What is Pulse Width Modulation (PWM)

Pulse Width Modulation is a technique used to simulate an analog signal by using a digital signal.

So how does PWM work? The objective is that we need to convert a square wave which oscillates between HIGH (1) and LOW (0), to a continuously varying signal. Pulse Width Modulation allows us to vary how much time the signal is HIGH (1) to get a wave that closely resembles an analog signal. We can change the proportion of time the signal is HIGH compared to when it is LOW over a consistent time interval. By doing this, the width of the wave (or pulse) can be changed. Hence, this process is called Pulse Width Modulation (where modulation refers to the continuously changing width of the pulse). The duration of HIGH (1) time is called the pulse width.

To describe the amount of HIGH time, we use the concept of ‘duty cycle’. Duty cycle is expressed as a percentage. The percentage duty cycle specifically describes the percentage of time a digital signal is HIGH over an interval of time. This period is the inverse of the frequency of the waveform. For example, if the digital signal spends 25% of the time in the HIGH state and the other 75% in the LOW state, we would say the digital signal has a duty cycle of 25%. The graph below illustrates three scenarios.
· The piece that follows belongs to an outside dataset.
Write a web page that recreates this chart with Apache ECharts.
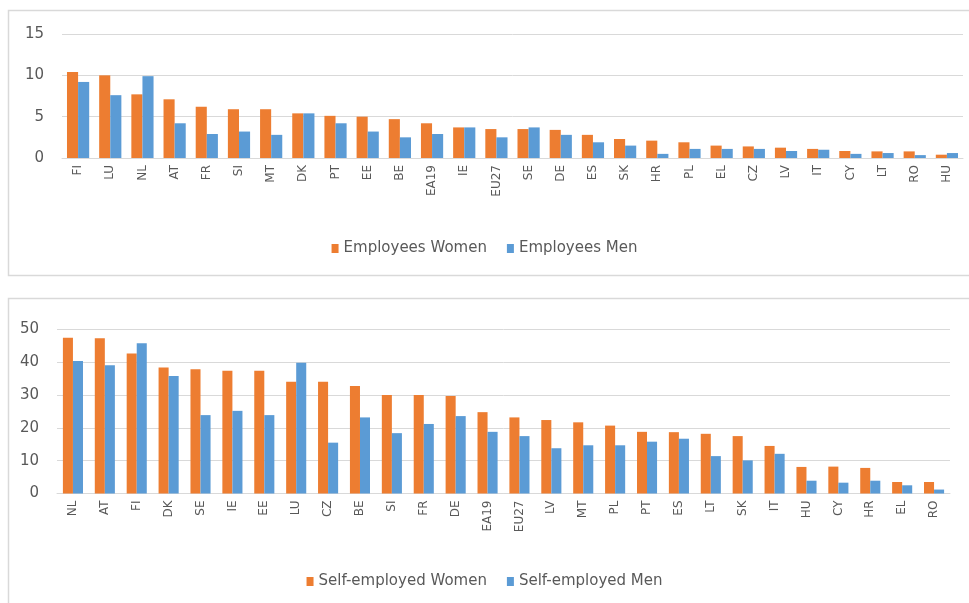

If you look at your Arduino Uno board, you can see some digital I/O pins with the symbol ‘~’ marked next to it. This symbol indicates that it is a PWM pin. There are six such pins on the Arduino Uno, which are digital pins 3,5,6,9,10 & 11. The use of these pins to generate PWM signals is hence a type of DAC ( digital to analog converter).

PWM is used in a variety of applications particularly for control. It can be used to control the brightness of LEDs, angle of servo motors, speed of DC motors, etc.

Let us construct a simple circuit to demonstrate the use of PWM pins to brighten and fade an LED gradually.


    Components required:

1) Arduino Uno
2) LED
3) Breadboard
4) 220 ohm resistor
5) Connecting wires



Note: Connect the anode (the longer, positive leg) of your LED to digital output pin 9 on your board through a 220 ohm resistor. Connect the cathode (the shorter, negative leg) directly to ground.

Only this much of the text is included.